Only the lines from the start of the data through the line containing "const axp0142YHi = [0.13, 0.11];" should be written out, exactly as they are, with both ends included and the pictures left out.

**********

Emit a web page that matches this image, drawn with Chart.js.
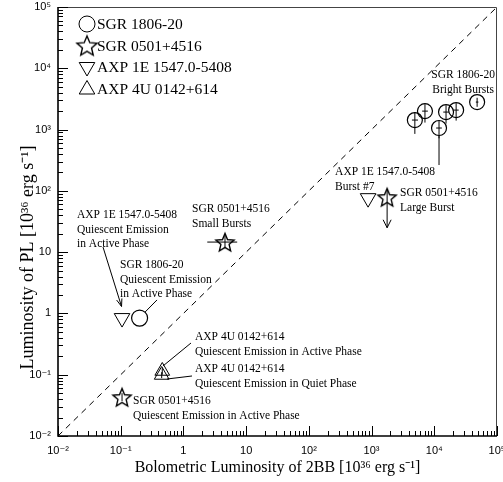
<!DOCTYPE html>
<html><head><meta charset="utf-8">
<script src="https://cdn.jsdelivr.net/npm/chart.js@4"></script>
<style>html,body{margin:0;padding:0;background:#fff}canvas{display:block}</style>
</head><body><canvas id="c" width="503" height="482"></canvas>
<script>
// ---------- data ----------
const legendNames = ['SGR 1806-20','SGR 0501+4516','AXP 1E 1547.0-5408','AXP 4U 0142+614'];
const tickValues = [0.01,0.1,1,10,100,1000,10000,100000];
const tickLabels = ['10\u207B\u00B2','10\u207B\u00B9','1','10','10\u00B2','10\u00B3','10\u2074','10\u2075'];
const xTitle = 'Bolometric Luminosity of 2BB [10\u00B3\u2076 erg s\u207B\u00B9]';
const yTitle = 'Luminosity of PL [10\u00B3\u2076 erg s\u207B\u00B9]';

// SGR 1806-20: six bright bursts + quiescent emission
const sgr1806X   = [4900, 7100, 11900, 15400, 22300, 48200, 0.2];
const sgr1806Y   = [1430, 2000, 1060, 1930, 2080, 2810, 0.84];
const sgr1806XLo = [4400, 6400, 10700, 13900, 20300, 46000, null];
const sgr1806XHi = [5500, 7900, 13200, 17100, 24500, 50500, null];
const sgr1806YLo = [850, 1300, 720, 1250, 1400, 2350, null];
const sgr1806YHi = [1900, 2600, 1400, 2500, 2700, 3300, null];

// SGR 0501+4516: large burst (upper limit), small bursts, quiescent
const sgr0501X   = [1770, 4.6, 0.105];
const sgr0501Y   = [79, 14.6, 0.043];
const sgr0501XLo = [null, 2.4, null];
const sgr0501XHi = [null, 7.2, null];
const sgr0501YLo = [null, 11.5, 0.037];
const sgr0501YHi = [null, 18.5, 0.05];
const sgr0501UL  = [25, null, null];

// AXP 1E 1547.0-5408: burst #7, quiescent in active phase
const axp1547X = [880, 0.105];
const axp1547Y = [76, 0.84];

// AXP 4U 0142+614: quiescent active / quiet phase
const axp0142X   = [0.46, 0.45];
const axp0142Y   = [0.115, 0.099];
const axp0142YLo = [0.1, 0.088];
const axp0142YHi = [0.13, 0.11];

// text annotations (anchor in data coords)
const noteText = [
  ['SGR 1806-20','Bright Bursts'],
  ['AXP 1E 1547.0-5408','Burst #7'],
  ['SGR 0501+4516','Large Burst'],
  ['SGR 0501+4516','Small Bursts'],
  ['AXP 1E 1547.0-5408','Quiescent Emission','in Active Phase'],
  ['SGR 1806-20','Quiescent Emission','in Active Phase'],
  ['AXP 4U 0142+614','Quiescent Emission in Active Phase'],
  ['AXP 4U 0142+614','Quiescent Emission in Quiet Phase'],
  ['SGR 0501+4516','Quiescent Emission in Active Phase']
];
const noteX = [28800, 262, 2850, 1.37, 0.0201, 0.0975, 1.53, 1.53, 0.157];
const noteY = [7700, 203, 92, 50, 40.3, 6.17, 0.412, 0.124, 0.0372];
const noteAlign = ['center','left','left','left','left','left','left','left','left'];
// leader lines [x1,y1,x2,y2], arrowhead flag
const leaderLines = [
  [11900, 264, 11900, 783],
  [0.0522, 12.1, 0.103, 1.3],
  [0.244, 1.05, 0.379, 1.66],
  [0.473, 0.139, 1.32, 0.329],
  [0.547, 0.0851, 1.37, 0.0953]
];
const leaderArrow = [false, true, false, false, false];

// ---------- helpers ----------
function zip(xs, ys){ return xs.map((v,i)=>({x:v, y:ys[i]})); }
function starImg(size, lw){
  const c=document.createElement('canvas'); c.width=c.height=size;
  const g=c.getContext('2d'); const R=size/2-lw, r=R*0.45, cy=size/2+R*0.1;
  g.beginPath();
  for(let i=0;i<10;i++){const a=-Math.PI/2+i*Math.PI/5; const rr=i%2?r:R; g.lineTo(size/2+rr*Math.cos(a), cy+rr*Math.sin(a));}
  g.closePath(); g.lineWidth=lw; g.strokeStyle='#000'; g.stroke(); return c;
}
const starPt = starImg(22, 1.4);
const starLeg = starImg(24, 1.4);
const SERIF = "'Liberation Serif','Times New Roman',serif";
const SANS = "'Liberation Sans','DejaVu Sans',sans-serif";
const noPad = () => ({left:0, top:0, right:0, bottom:0});
// title sits lower than the axis centre in the original: pad its top end
const yTitleShown = yTitle + '\u00A0'.repeat(16);

const frameTicks = {
  id:'frameTicks',
  afterDraw(chart){
    const {ctx, chartArea:a, scales:{x,y}} = chart;
    ctx.save();
    ctx.strokeStyle='#444'; ctx.lineWidth=1;
    ctx.beginPath(); ctx.moveTo(a.left,a.top+0.5); ctx.lineTo(a.right-0.5,a.top+0.5); ctx.lineTo(a.right-0.5,a.bottom); ctx.stroke();
    ctx.strokeStyle='#000'; ctx.lineWidth=1.6;
    ctx.beginPath(); ctx.moveTo(a.left,a.top); ctx.lineTo(a.left,a.bottom); ctx.lineTo(a.right,a.bottom); ctx.stroke();
    ctx.lineWidth=1;
    ctx.beginPath();
    for(let e=-2;e<=5;e++){
      for(let m=1;m<=9;m++){
        const v=m*Math.pow(10,e); if(v>1e5*1.0001) break;
        const len = m===1?10:5;
        const px=Math.round(x.getPixelForValue(v))+0.5;
        ctx.moveTo(px,a.bottom); ctx.lineTo(px,a.bottom-len);
        const py=Math.round(y.getPixelForValue(v))+0.5;
        ctx.moveTo(a.left,py); ctx.lineTo(a.left+len,py);
      }
    }
    ctx.stroke();
    ctx.restore();
  }
};

const errPlugin = {
  id:'errs',
  afterDatasetsDraw(chart){
    const {ctx, scales:{x,y}} = chart;
    ctx.save(); ctx.strokeStyle='#000'; ctx.lineWidth=1;
    chart.data.datasets.forEach(ds=>{
      if(!ds.err) return;
      const e=ds.err;
      ds.data.forEach((p,i)=>{
        const px=x.getPixelForValue(p.x), py=y.getPixelForValue(p.y);
        ctx.beginPath();
        if(e.xlo && e.xlo[i]!=null){ctx.moveTo(x.getPixelForValue(e.xlo[i]),py);ctx.lineTo(x.getPixelForValue(e.xhi[i]),py);}
        if(e.ylo && e.ylo[i]!=null){ctx.moveTo(px,y.getPixelForValue(e.ylo[i]));ctx.lineTo(px,y.getPixelForValue(e.yhi[i]));}
        ctx.stroke();
        if(e.ul && e.ul[i]!=null){
          const yl=y.getPixelForValue(e.ul[i]);
          ctx.beginPath(); ctx.moveTo(px,py-8); ctx.lineTo(px,yl);
          ctx.moveTo(px-4,yl-8); ctx.lineTo(px,yl); ctx.lineTo(px+4,yl-8); ctx.stroke();
        }
      });
    });
    ctx.restore();
  }
};

const notesPlugin = {
  id:'notes',
  afterDatasetsDraw(chart){
    const {ctx, scales:{x,y}} = chart;
    ctx.save();
    ctx.fillStyle='#000'; ctx.font='11.5px '+SERIF; ctx.textBaseline='middle';
    noteText.forEach((lines,i)=>{
      const px=x.getPixelForValue(noteX[i]), py=y.getPixelForValue(noteY[i]);
      ctx.textAlign=noteAlign[i];
      lines.forEach((t,k)=>ctx.fillText(t,px,py+k*14.5));
    });
    ctx.strokeStyle='#000'; ctx.lineWidth=1;
    leaderLines.forEach((l,i)=>{
      const x1=x.getPixelForValue(l[0]), y1=y.getPixelForValue(l[1]);
      const x2=x.getPixelForValue(l[2]), y2=y.getPixelForValue(l[3]);
      ctx.beginPath(); ctx.moveTo(x1,y1); ctx.lineTo(x2,y2); ctx.stroke();
      if(leaderArrow[i]){
        const ang=Math.atan2(y2-y1,x2-x1), L=8, w=0.35;
        ctx.beginPath();
        ctx.moveTo(x2-L*Math.cos(ang-w), y2-L*Math.sin(ang-w));
        ctx.lineTo(x2,y2);
        ctx.lineTo(x2-L*Math.cos(ang+w), y2-L*Math.sin(ang+w));
        ctx.stroke();
      }
    });
    ctx.restore();
  }
};

const legendPlugin = {
  id:'legendBox',
  afterDraw(chart){
    const {ctx} = chart;
    const styles = [
      {pointStyle:'circle', radius:8, borderWidth:1},
      {pointStyle:starLeg, radius:11},
      {pointStyle:'triangle', radius:9, rotation:180, borderWidth:1},
      {pointStyle:'triangle', radius:9, rotation:0, borderWidth:1}
    ];
    ctx.save();
    ctx.font='15.5px '+SERIF; ctx.fillStyle='#000'; ctx.textBaseline='middle'; ctx.textAlign='left';
    legendNames.forEach((n,i)=>{
      const cx=87, cy=24+21.5*i;
      ctx.strokeStyle='#000'; ctx.fillStyle='rgba(0,0,0,0)'; ctx.lineWidth=1;
      Chart.helpers.drawPoint(ctx, styles[i], cx, cy + (i===3?1:0));
      ctx.fillStyle='#000';
      ctx.fillText(n, 97, cy+1);
    });
    ctx.restore();
  }
};

const decadeTicks = s => { s.ticks = tickValues.map(v=>({value:v, major:true})); };
const tickFmt = v => { const i = tickValues.findIndex(t=>Math.abs(t-v)/t<1e-6); return i>=0?tickLabels[i]:''; };

new Chart(document.getElementById('c'), {
  data:{
    datasets:[
      {type:'line', label:'equal', data:[{x:0.01,y:0.01},{x:1e5,y:1e5}], borderColor:'#000', borderWidth:1,
       borderDash:[6,5], pointRadius:0, fill:false, order:5},
      {type:'scatter', label:legendNames[0], data:zip(sgr1806X,sgr1806Y), pointStyle:'circle', pointRadius:[7.5,7.5,7.5,7.5,7.5,7.5,8],
       borderColor:'#000', backgroundColor:'rgba(0,0,0,0)', borderWidth:1.2,
       err:{xlo:sgr1806XLo,xhi:sgr1806XHi,ylo:sgr1806YLo,yhi:sgr1806YHi}},
      {type:'scatter', label:legendNames[1], data:zip(sgr0501X,sgr0501Y), pointStyle:starPt, pointRadius:10,
       err:{xlo:sgr0501XLo,xhi:sgr0501XHi,ylo:sgr0501YLo,yhi:sgr0501YHi,ul:sgr0501UL}},
      {type:'scatter', label:legendNames[2], data:zip(axp1547X,axp1547Y), pointStyle:'triangle', rotation:180, pointRadius:9,
       borderColor:'#000', backgroundColor:'rgba(0,0,0,0)', borderWidth:1},
      {type:'scatter', label:legendNames[3], data:zip(axp0142X,axp0142Y), pointStyle:'triangle', pointRadius:8.5,
       borderColor:'#000', backgroundColor:'rgba(0,0,0,0)', borderWidth:1,
       err:{ylo:axp0142YLo,yhi:axp0142YHi}}
    ]
  },
  options:{
    responsive:false, animation:false, devicePixelRatio:1,
    layout:{autoPadding:false, padding:{top:7,right:6,left:0,bottom:0}},
    plugins:{legend:{display:false}, tooltip:{enabled:false}},
    scales:{
      x:{type:'logarithmic', position:'bottom', min:0.01, max:1e5,
         grid:{display:false, drawTicks:false}, border:{display:false},
         afterBuildTicks:decadeTicks,
         afterFit:s=>{s.height=46; s.paddingLeft=0; s.paddingRight=0; s.getPadding=noPad;},
         ticks:{autoSkip:false, maxRotation:0, padding:8, color:'#000', font:{family:SANS,size:11}, callback:tickFmt},
         title:{display:true, text:xTitle, color:'#000', font:{family:SERIF,size:16}, padding:{top:0,bottom:5}}},
      y:{type:'logarithmic', position:'left', min:0.01, max:1e5,
         grid:{display:false, drawTicks:false}, border:{display:false},
         afterBuildTicks:decadeTicks,
         afterFit:s=>{s.width=58; s.paddingTop=0; s.paddingBottom=0; s.getPadding=noPad;},
         ticks:{autoSkip:false, padding:7, color:'#000', font:{family:SANS,size:11}, callback:tickFmt},
         title:{display:true, text:yTitleShown, color:'#000', font:{family:SERIF,size:18}, padding:{top:17,bottom:0}}}
    }
  },
  plugins:[frameTicks, errPlugin, notesPlugin, legendPlugin]
});
</script>
</body></html>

**********

## Output below
Emit a web page that matches this image, drawn with Chart.js.
<!DOCTYPE html>
<html><head><meta charset="utf-8">
<script src="https://cdn.jsdelivr.net/npm/chart.js@4"></script>
<style>html,body{margin:0;padding:0;background:#fff}canvas{display:block}</style>
</head><body><canvas id="c" width="503" height="482"></canvas>
<script>
// ---------- data ----------
const legendNames = ['SGR 1806-20','SGR 0501+4516','AXP 1E 1547.0-5408','AXP 4U 0142+614'];
const tickValues = [0.01,0.1,1,10,100,1000,10000,100000];
const tickLabels = ['10\u207B\u00B2','10\u207B\u00B9','1','10','10\u00B2','10\u00B3','10\u2074','10\u2075'];
const xTitle = 'Bolometric Luminosity of 2BB [10\u00B3\u2076 erg s\u207B\u00B9]';
const yTitle = 'Luminosity of PL [10\u00B3\u2076 erg s\u207B\u00B9]';

// SGR 1806-20: six bright bursts + quiescent emission
const sgr1806X   = [4900, 7100, 11900, 15400, 22300, 48200, 0.2];
const sgr1806Y   = [1430, 2000, 1060, 1930, 2080, 2810, 0.84];
const sgr1806XLo = [4400, 6400, 10700, 13900, 20300, 46000, null];
const sgr1806XHi = [5500, 7900, 13200, 17100, 24500, 50500, null];
const sgr1806YLo = [850, 1300, 720, 1250, 1400, 2350, null];
const sgr1806YHi = [1900, 2600, 1400, 2500, 2700, 3300, null];

// SGR 0501+4516: large burst (upper limit), small bursts, quiescent
const sgr0501X   = [1770, 4.6, 0.105];
const sgr0501Y   = [79, 14.6, 0.043];
const sgr0501XLo = [null, 2.4, null];
const sgr0501XHi = [null, 7.2, null];
const sgr0501YLo = [null, 11.5, 0.037];
const sgr0501YHi = [null, 18.5, 0.05];
const sgr0501UL  = [25, null, null];

// AXP 1E 1547.0-5408: burst #7, quiescent in active phase
const axp1547X = [880, 0.105];
const axp1547Y = [76, 0.84];

// AXP 4U 0142+614: quiescent active / quiet phase
const axp0142X   = [0.46, 0.45];
const axp0142Y   = [0.115, 0.099];
const axp0142YLo = [0.1, 0.088];
const axp0142YHi = [0.13, 0.11];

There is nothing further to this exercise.